Jack Johnson and John Jeffress/Jeffries

Please note that this assignment could scale up to a full-blown paper by requiring students also to engage the sources by Clegg and Alderman et al. If the Clegg chapter is also used, George H. White may be included in the comparison.

COR Goals: Curiosity and Questioning, Global Perspective, Communication Skills, and Critical Thinking

Activity/Discussion Questions: Have students read two of the most difficult sources, the 1910 piece in the Christian Sun and the 1920 article about the Jeffress lynching. What commonalities do students see in these events? From a white person’s perspective, what did Johnson and Jeffress have in common? What cultural assumptions about Black masculinity were in play?

Change over Time?

COR Goals: Curiosity and Questioning, Global Perspective, Communication Skills, Critical Thinking, Problem Solving

Activity/Discussion Questions: Do we have enough data points to understand Harper? Have students read all of the primary sources in advance. The question, either framed as a debate or for low stakes in-class writing, is whether Harper changed over time in his orientation to white supremacy/race relations or whether he remained consistent. Some observers have noted the vitriol of the 1910 essay and Harper’s investment in Black education from the late 1920s and posited positive growth, while others have framed them as part of a pattern of “progressive white supremacy.” Ask students to take a position and to defend it.

 

Take-Home Assignments

White Progressivism

COR Goals: Curiosity and Questioning, Research Skills, Broad Base of Knowledge, Global Perspective, Communication Skills, Critical Thinking, Problem Solving

Assignment: Have students read the Downs and Clegg pieces, as well as the Harper sources.  Depending on the desired scale of the assignment, they may also read sources on the Wilmington Race Massacre (beginning with the essays in Democracy Betrayed) and/or online, text-searchable newspaper articles from the turn of the century featuring Charles Aycock and others. Scholars have often cited the “paradox” of white southern progressivism–all-in for both education and white supremacy. How would you resolve this paradox? What sort of policy positions characterized this position?

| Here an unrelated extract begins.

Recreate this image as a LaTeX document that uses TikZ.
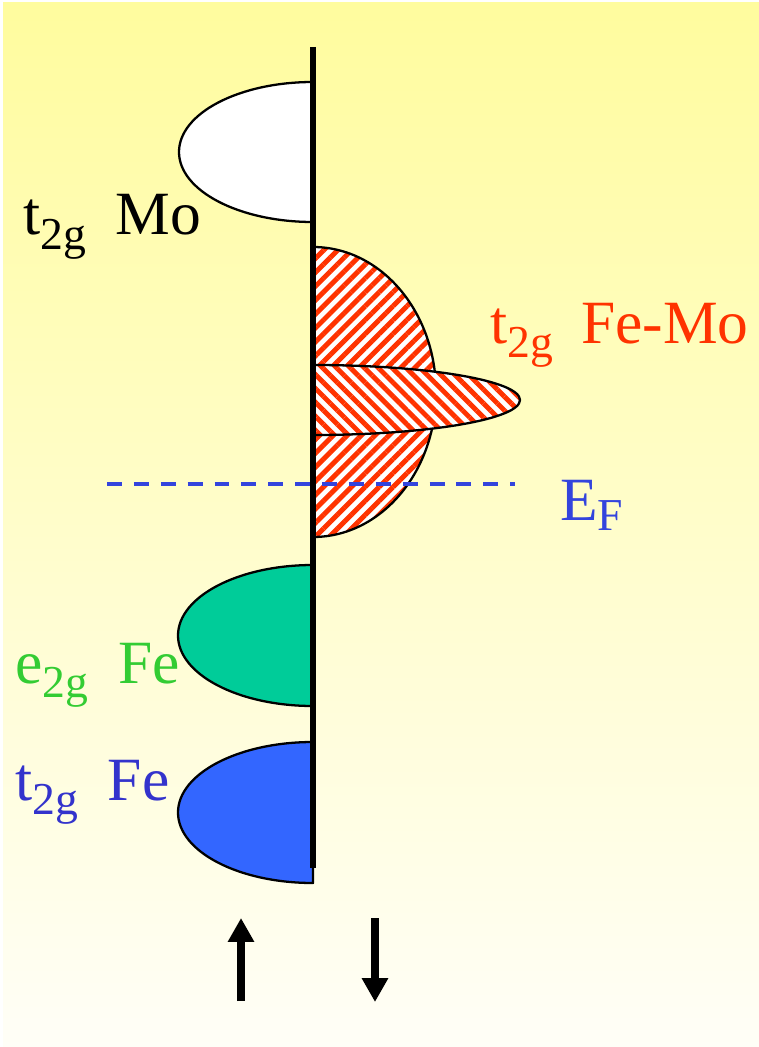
\documentclass[tikz,border=0pt]{standalone}
\usepackage{fontspec}
\setmainfont{Liberation Serif}
\usetikzlibrary{arrows.meta,patterns.meta}

\definecolor{bgtop}{RGB}{255,252,158}
\definecolor{bgbot}{RGB}{255,254,247}
\definecolor{hatchred}{RGB}{255,51,0}
\definecolor{egfill}{RGB}{0,204,153}
\definecolor{tgfill}{RGB}{51,102,255}
\definecolor{eggreen}{RGB}{51,204,51}
\definecolor{tgblue}{RGB}{51,51,204}
\definecolor{fermiblue}{RGB}{51,68,221}
\newcommand{\lowsub}[2][8.5pt]{\raisebox{-#1}{\fontsize{26}{26}\selectfont #2}}

\begin{document}
\begin{tikzpicture}[x=0.02cm, y=-0.02cm, line join=round,
    band/.style={draw=black, line width=1.3pt},
    hatched/.style={preaction={fill=white}, pattern={Lines[angle=#1,distance=5.6pt,line width=2.8pt]}, pattern color=hatchred},
    bandlabel/.style={anchor=base west, inner sep=0pt, font=\fontsize{35}{40}\selectfont},
    spin/.style={line width=4.5pt, -{Triangle[length=13.6pt,width=14.2pt]}}]
  % background
  \fill[white] (0,0) rectangle (759,1047);
  \shade[top color=bgtop, bottom color=bgbot] (3,3) rectangle (759,1047);
  \useasboundingbox (0,0) rectangle (759,1047);
  % t2g Mo (empty)
  \draw[band, fill=white] (313,82) arc[start angle=270, end angle=90, x radius=134, y radius=70] -- cycle;
  % t2g Fe-Mo, broad part and narrow peak
  \draw[band, hatched=45] (313,247) arc[start angle=-90, end angle=90, x radius=123, y radius=145] -- cycle;
  \draw[band, hatched=-45] (313,365) arc[start angle=-90, end angle=90, x radius=207, y radius=35] -- cycle;
  % e2g Fe and t2g Fe
  \draw[band, fill=egfill] (313,565) arc[start angle=270, end angle=90, x radius=135, y radius=70.5] -- cycle;
  \draw[band, fill=tgfill] (313,742) arc[start angle=270, end angle=90, x radius=135, y radius=70.5] -- cycle;
  % energy axis
  \draw[line width=3.2pt] (313,47) -- (313,868);
  % Fermi level
  \draw[fermiblue, line width=2.4pt, dash pattern=on 8.5pt off 6.8pt] (107,484) -- (515,484);
  % labels
  \node[bandlabel] (mo) at (23,235) {t\lowsub{2g}\hspace{17pt}Mo};
  \node[bandlabel, text=hatchred] (femo) at (490,343) {t\lowsub{2g}\hspace{16pt}Fe-Mo};
  \node[bandlabel, text=fermiblue] (ef) at (560,520) {E\lowsub[5.7pt]{F}};
  \node[bandlabel, text=eggreen] (eg) at (15,683) {e\lowsub{2g}\hspace{17pt}Fe};
  \node[bandlabel, text=tgblue] (tg) at (15,800) {t\lowsub{2g}\hspace{17pt}Fe};
  % spin up / spin down
  \coordinate (upfoot) at (241,1001);
  \coordinate (uptip) at (241,918);
  \coordinate (downfoot) at (375,918);
  \coordinate (downtip) at (375,1002);
  \draw[spin] (upfoot) -- (uptip);
  \draw[spin] (downfoot) -- (downtip);
\end{tikzpicture}
\end{document}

Remembering Harper (A and B)

COR Goals: Curiosity and Questioning, Research Skills, Broad Base of Knowledge, Global Perspective, Communication Skills, Critical Thinking, Problem Solving

Assignment:

  • A. Please have students read statements from Duke University and Yale University about the principles for renaming buildings. Based on these statements and on what you know about William Harper, does Harper Hall qualify for renaming?
  • B. Please have students read statements from Duke University and Yale University about the principles for renaming buildings. Are these principles readily transferable from institution to institution? If Elon were to articulate a set of principles, what would you suggest? Please draft a memorandum outlining your principles and rationale.